Late Antiquity Scholar to Deliver John Lax Lecture October 19


Late antiquity scholar Glen W. Bowersock will address intriguing questions about gods, myths, cults, and poets, when he delivers this year's John Lax Memorial Lecture October 19.

How did early Christians view their pagan neighbors? What precipitated the burning of books and the destruction of temples in ancient times? Glen W. Bowersock, professor of ancient history at the Institute for Advanced Study in Princeton, New Jersey, will address these and other intriguing questions about gods, myths, cults, and poets in this year’s John Lax Memorial Lecture. Titled “Recapturing the Past in Late Antiquity,” the talk will take place Thursday, October 19, at
4 pm in Gamble Auditorium. A reception will follow the lecture.

Bowersock has been a professor of ancient history at the Institute for Advanced Study since 1980. A former professor of classics and history at Harvard University, Bowersock has written or edited more than a dozen books and published more than 200 articles on Greek, Roman, and Near Eastern history and culture, as well as on the classical tradition in modern literature. His book Hellenism in Late Antiquity earned him the James Breasted Prize of the American Historical Association. Other works include Julian the Apostate, Roman Arabia, Fiction as History, and Martyrdom and Rome. He is also coeditor of Late Antiquity: A Guide to the Postclassical World, published last fall by Harvard University Press.

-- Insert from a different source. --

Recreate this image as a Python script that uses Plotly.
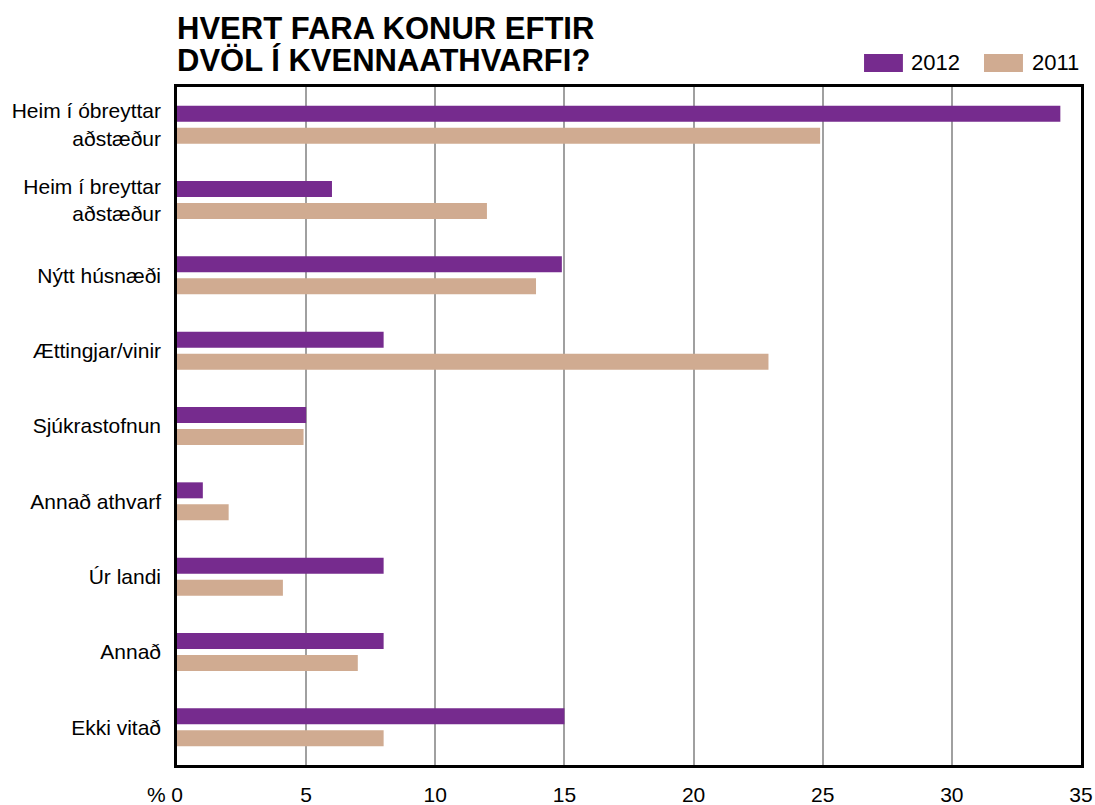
import plotly.graph_objects as go

categories = ["Heim í óbreyttar<br>aðstæður", "Heim í breyttar<br>aðstæður", "Nýtt húsnæði",
              "Ættingjar/vinir", "Sjúkrastofnun", "Annað athvarf", "Úr landi", "Annað", "Ekki vitað"]
v2012 = [34.2, 6, 14.9, 8, 5, 1, 8, 8, 15]
v2011 = [24.9, 12, 13.9, 22.9, 4.9, 2, 4.1, 7, 8]
series_names = ["2012", "2011"]
colors = ["#762B8E", "#D0AB91"]
tick_vals = [0, 5, 10, 15, 20, 25, 30, 35]
title_lines = ["HVERT FARA KONUR EFTIR", "DVÖL Í KVENNAATHVARFI?"]

FONT = "Liberation Sans, Arial, Helvetica, sans-serif"

fig = go.Figure()
for name, vals, col in zip(series_names, [v2012, v2011], colors):
    fig.add_trace(go.Bar(y=categories, x=vals, orientation="h", name=name,
                         marker=dict(color=col, line=dict(width=0)), showlegend=False))

fig.update_layout(
    width=1095, height=805,
    margin=dict(l=177, r=14, t=87, b=40, autoexpand=False),
    paper_bgcolor="white", plot_bgcolor="white",
    barmode="group", bargap=0.416, bargroupgap=0.273,
    font=dict(family=FONT, size=21, color="black"),
)
fig.update_xaxes(range=[0, 35], tickvals=tick_vals, ticktext=[str(t) for t in tick_vals],
                 showgrid=True, gridcolor="#a0a0a0", gridwidth=2,
                 showline=True, mirror=True, linecolor="black", linewidth=2.5,
                 ticks="", ticklabelstandoff=9, zeroline=False, automargin=False,
                 tickfont=dict(size=21))
fig.update_yaxes(autorange="reversed", showgrid=False, automargin=False,
                 showline=True, mirror=True, linecolor="black", linewidth=2.5,
                 ticks="", ticklabelstandoff=9, tickfont=dict(size=21))

# Title lines
fig.add_annotation(text="<b>%s</b>" % title_lines[0], xref="paper", yref="paper", x=-0.002, y=1.087,
                   xanchor="left", yanchor="middle", showarrow=False, font=dict(size=31, family=FONT))
fig.add_annotation(text="<b>%s</b>" % title_lines[1], xref="paper", yref="paper", x=-0.002, y=1.0398,
                   xanchor="left", yanchor="middle", showarrow=False, font=dict(size=31, family=FONT))

# % unit label
fig.add_annotation(text="%", xref="paper", yref="paper", x=-0.023, y=-0.044,
                   xanchor="center", yanchor="middle", showarrow=False, font=dict(size=21, family=FONT))

# Manual legend
legend_items = [(0.760, 0.803, 0.8097), (0.8927, 0.9358, 0.9436)]
for (x0, x1, tx), name, col in zip(legend_items, series_names, colors):
    fig.add_shape(type="rect", xref="paper", yref="paper", x0=x0, x1=x1, y0=1.0221, y1=1.0487,
                  fillcolor=col, line=dict(width=0))
    fig.add_annotation(text=name, xref="paper", yref="paper", x=tx, y=1.0354,
                       xanchor="left", yanchor="middle", showarrow=False, font=dict(size=22, family=FONT))

fig.write_html("out.html", config={"displayModeBar": False},
               post_script="document.body.style.margin='0';document.body.style.overflow='hidden';")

The John Lax Memorial Lecture was endowed in 1982 by professors Peter and the late Anneli Lax of New York University’s mathematics department, in memory of their son, John, a historian who taught at Mount Holyoke in the mid-1970s. After John Lax’s premature death, his parents created a permanent memorial in the form of this annual lecture. The Lax Lecture is given by a historian of the highest distinction to commemorate the work and spirit of John Lax by making the latest advances in history accessible to the public.

Recent John Lax Memorial Lecturers have included Carol Gluck, who spoke last year on war and memory; Fritz Stern, who lectured in 1998 on Jews and assimilation in pre-World War I Germany; and Sandra Luderdale-Graham and Richard Graham, who spoke in 1997 on slave-planter relationships in nineteenth-century Brazil.